Steve Perry Kept Two ‘Traces’ Songs Hidden From Late Lover
Steve Perry explained why he’d kept two songs from his comeback album Traces hidden from his late girlfriend, Kellie Nash, who inspired him to return to music before her death.
The LP, released today, is his first work in 24 years, and comes after the former Journey singer rediscovered his love for music.
He previously told how he’d met Nash while she was dealing with cancer for the second time, and that she said to him, “If something was to ever happen to me, make me a promise that you won’t go into isolation again. … I think it would make this all for naught.’”

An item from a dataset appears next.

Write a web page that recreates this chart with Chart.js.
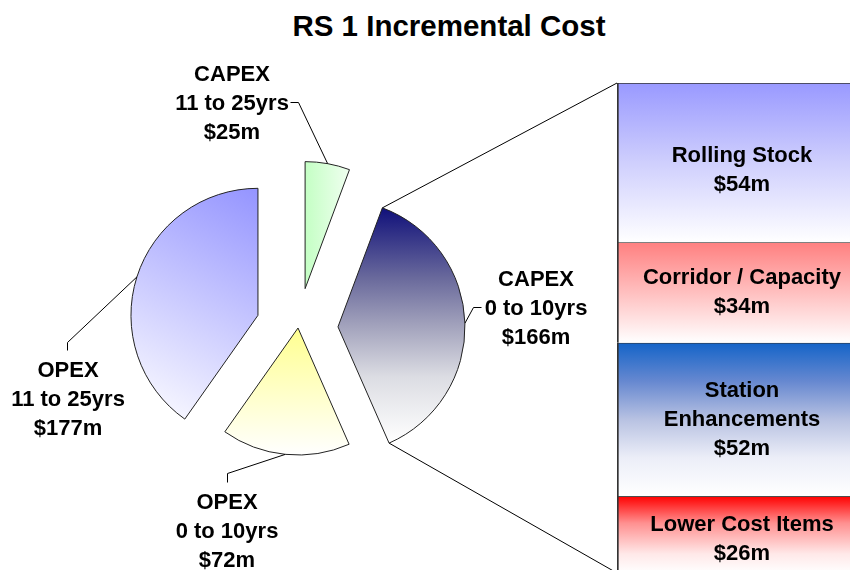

By the time she died 18 months after they’d met, he'd started working on Traces.
In a new interview with Classic Rock, Perry revealed he hadn’t let Nash hear “Most of All” and “In the Rain” from the album. “I wrote [‘Most of All’] with Randy Goodrum, the same guy that co-wrote ‘Foolish Heart’ and ‘Oh Sherrie’" from Perry's solo debut, Street Talk, he said. “It was around even before I met Kellie. I didn’t tell her about it to avoid affecting her struggle. But after she passed, I remembered it on my hard drive and realized that it was about her before I even met her, and now it’s even more about her after I lost her. It’s a very important song on this record."
He said "In the Rain” was also written before Nash "came into my life. It deals with profound loss. The lyrics are really poignant in a visual sense. They paint photographs – ‘Your face in a photograph/Staring back in silence/Pretending you’re here tonight’ … That’s what it was like for the two years after I lost her. I sat in my house alone. I no longer have escape behaviors; I behave myself these days, so I had to feel the pain. It was pretty hard. Again, I didn’t play that one to Kellie for the same reasons I just mentioned. She got to hear rough sketches of a lot of the record, but I kept those two completely secret from her.”

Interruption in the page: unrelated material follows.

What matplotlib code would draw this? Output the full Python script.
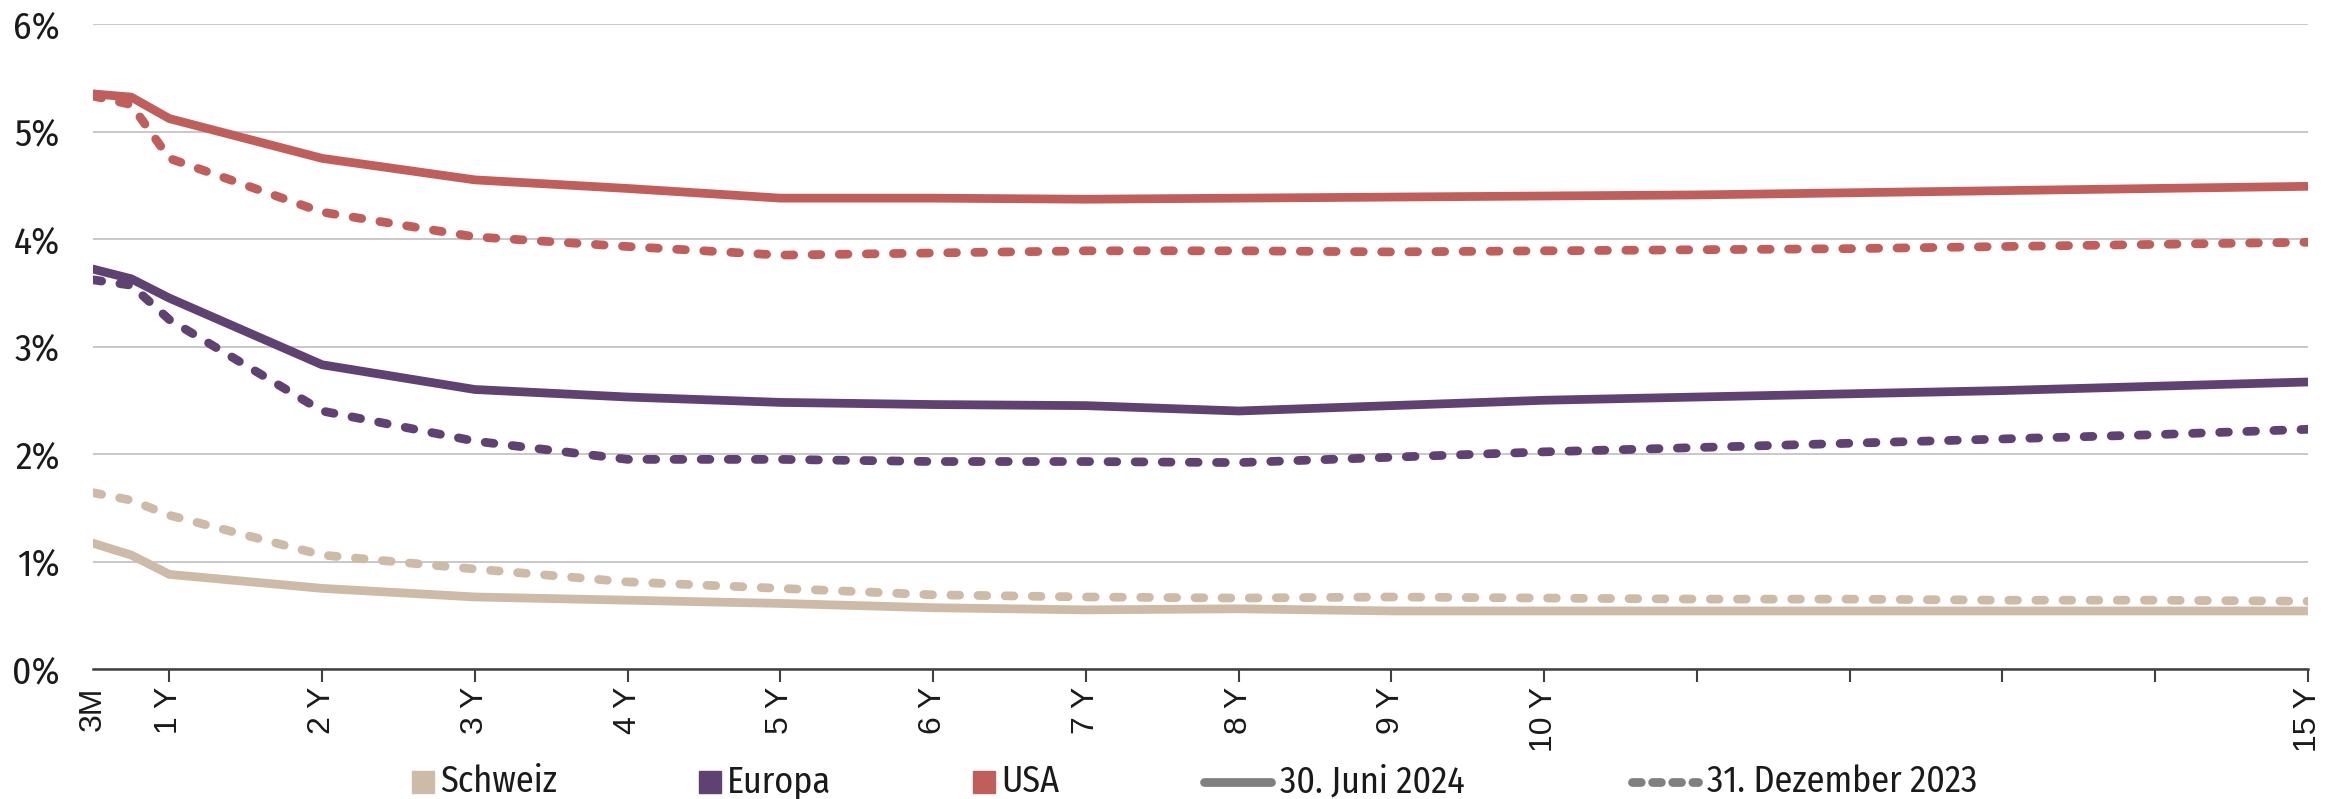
import matplotlib
matplotlib.use("Agg")
import matplotlib.pyplot as plt
from matplotlib.lines import Line2D
from matplotlib.patches import Rectangle

# Tenors: 3M, 6M, then yearly 1Y..15Y (position on the maturity axis)
tenor_pos = [0.5, 0.75, 1, 2, 3, 4, 5, 6, 7, 8, 9, 10, 11, 12, 13, 14, 15]

tick_pos = [0.5, 1, 2, 3, 4, 5, 6, 7, 8, 9, 10, 11, 12, 13, 14, 15]
tick_labels = ["3M", "1 Y", "2 Y", "3 Y", "4 Y", "5 Y", "6 Y", "7 Y", "8 Y",
               "9 Y", "10 Y", "", "", "", "", "15 Y"]

# Yields in %, 30. Juni 2024
usa_jun24 = [5.35, 5.32, 5.12, 4.75, 4.55, 4.47, 4.38, 4.38, 4.37, 4.38,
             4.39, 4.40, 4.41, 4.43, 4.45, 4.47, 4.49]
eur_jun24 = [3.72, 3.63, 3.45, 2.83, 2.60, 2.53, 2.48, 2.46, 2.45, 2.40,
             2.45, 2.50, 2.53, 2.56, 2.59, 2.63, 2.67]
ch_jun24 = [1.17, 1.06, 0.88, 0.75, 0.67, 0.64, 0.61, 0.57, 0.55, 0.56,
            0.54, 0.54, 0.54, 0.54, 0.54, 0.54, 0.54]

# Yields in %, 31. Dezember 2023
usa_dec23 = [5.33, 5.25, 4.75, 4.25, 4.02, 3.93, 3.85, 3.87, 3.89, 3.89,
             3.88, 3.89, 3.90, 3.91, 3.93, 3.95, 3.97]
eur_dec23 = [3.62, 3.57, 3.25, 2.40, 2.12, 1.95, 1.95, 1.93, 1.93, 1.92,
             1.97, 2.02, 2.06, 2.10, 2.14, 2.18, 2.23]
ch_dec23 = [1.64, 1.57, 1.43, 1.06, 0.93, 0.81, 0.75, 0.69, 0.67, 0.66,
            0.67, 0.66, 0.65, 0.65, 0.64, 0.64, 0.63]

y_ticks = [0, 1, 2, 3, 4, 5, 6]

C_CH = "#CDBBA8"
C_EU = "#5F4272"
C_US = "#C05E5C"
C_LEG = "#808080"

narrow = ["Fira Sans Condensed", "Roboto Condensed", "Sofia Sans Condensed",
          "TeX Gyre Heros Cn", "Liberation Sans", "DejaVu Sans"]
regular = ["Liberation Sans", "DejaVu Sans"]

fig = plt.figure(figsize=(23.48, 7.99), dpi=100)
ax = fig.add_axes([93 / 2348, 1 - 669 / 799, (2308 - 93) / 2348, (669 - 24) / 799])

LW = 6.3
DASH = (1.0, 2.1)

series = [
    (ch_dec23, C_CH, True), (ch_jun24, C_CH, False),
    (eur_dec23, C_EU, True), (eur_jun24, C_EU, False),
    (usa_dec23, C_US, True), (usa_jun24, C_US, False),
]
for vals, col, dashed in series:
    if dashed:
        ax.plot(tenor_pos, vals, color=col, lw=LW, dashes=DASH,
                dash_capstyle="round", zorder=3)
    else:
        ax.plot(tenor_pos, vals, color=col, lw=LW,
                solid_capstyle="round", solid_joinstyle="round", zorder=3)

ax.set_xticks(tick_pos)
ax.set_xlim(0.5, 15)
ax.set_ylim(0, 6)

ax.set_yticks(y_ticks)
ax.set_yticklabels([f"{v}%" for v in y_ticks], fontsize=27, family=narrow,
                   color="#1a1a1a")
ax.tick_params(axis="y", length=0, pad=24)
ax.grid(axis="y", color="#C8C8C8", lw=1.4, zorder=0)

ax.set_xticklabels(tick_labels, rotation=90, fontsize=23,
                   family=regular, color="#1a1a1a", va="top")
ax.tick_params(axis="x", direction="out", length=9, width=1.5,
               color="#404040", pad=4)
ax.xaxis.get_major_ticks()[0].tick1line.set_visible(False)

for s in ("left", "right", "top"):
    ax.spines[s].set_visible(False)
ax.spines["bottom"].set_color("#404040")
ax.spines["bottom"].set_linewidth(1.8)
ax.spines["bottom"].set_zorder(4)

# Legend row along the bottom
W, H = 2348.0, 799.0
yc = 782
fs_leg = 26

def leg_text(x, label):
    fig.text(x / W, 1 - yc / H, label, fontsize=fs_leg, family=narrow,
             color="#1a1a1a", va="center", ha="left")

for x0, col, label in [(412, C_CH, "Schweiz"), (699, C_EU, "Europa"),
                       (973, C_US, "USA")]:
    fig.patches.append(Rectangle((x0 / W, 1 - (yc + 11) / H), 22 / W, 22 / H,
                                 transform=fig.transFigure, color=col))
    leg_text(x0 + 28, label)

fig.lines.append(Line2D([1204 / W, 1271 / W], [1 - yc / H, 1 - yc / H],
                        transform=fig.transFigure, color=C_LEG, lw=LW,
                        solid_capstyle="round"))
leg_text(1280, "30. Juni 2024")
fig.lines.append(Line2D([1632 / W, 1698 / W], [1 - yc / H, 1 - yc / H],
                        transform=fig.transFigure, color=C_LEG, lw=LW,
                        dashes=(1.0, 1.3), dash_capstyle="round"))
leg_text(1707, "31. Dezember 2023")

fig.savefig("out.png", dpi=100, facecolor="white")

Perry also discussed the balance of tempos on the album. “There’s a lot of emotion on the record," he said. "I’ve heard that it doesn’t rock enough, but if I rock a lot, some demand to know where the ballads are.”
He added that Nash "would love this record, but more importantly she’d be proud that I kept my promise to her and made another record – something I swore that I would never do.”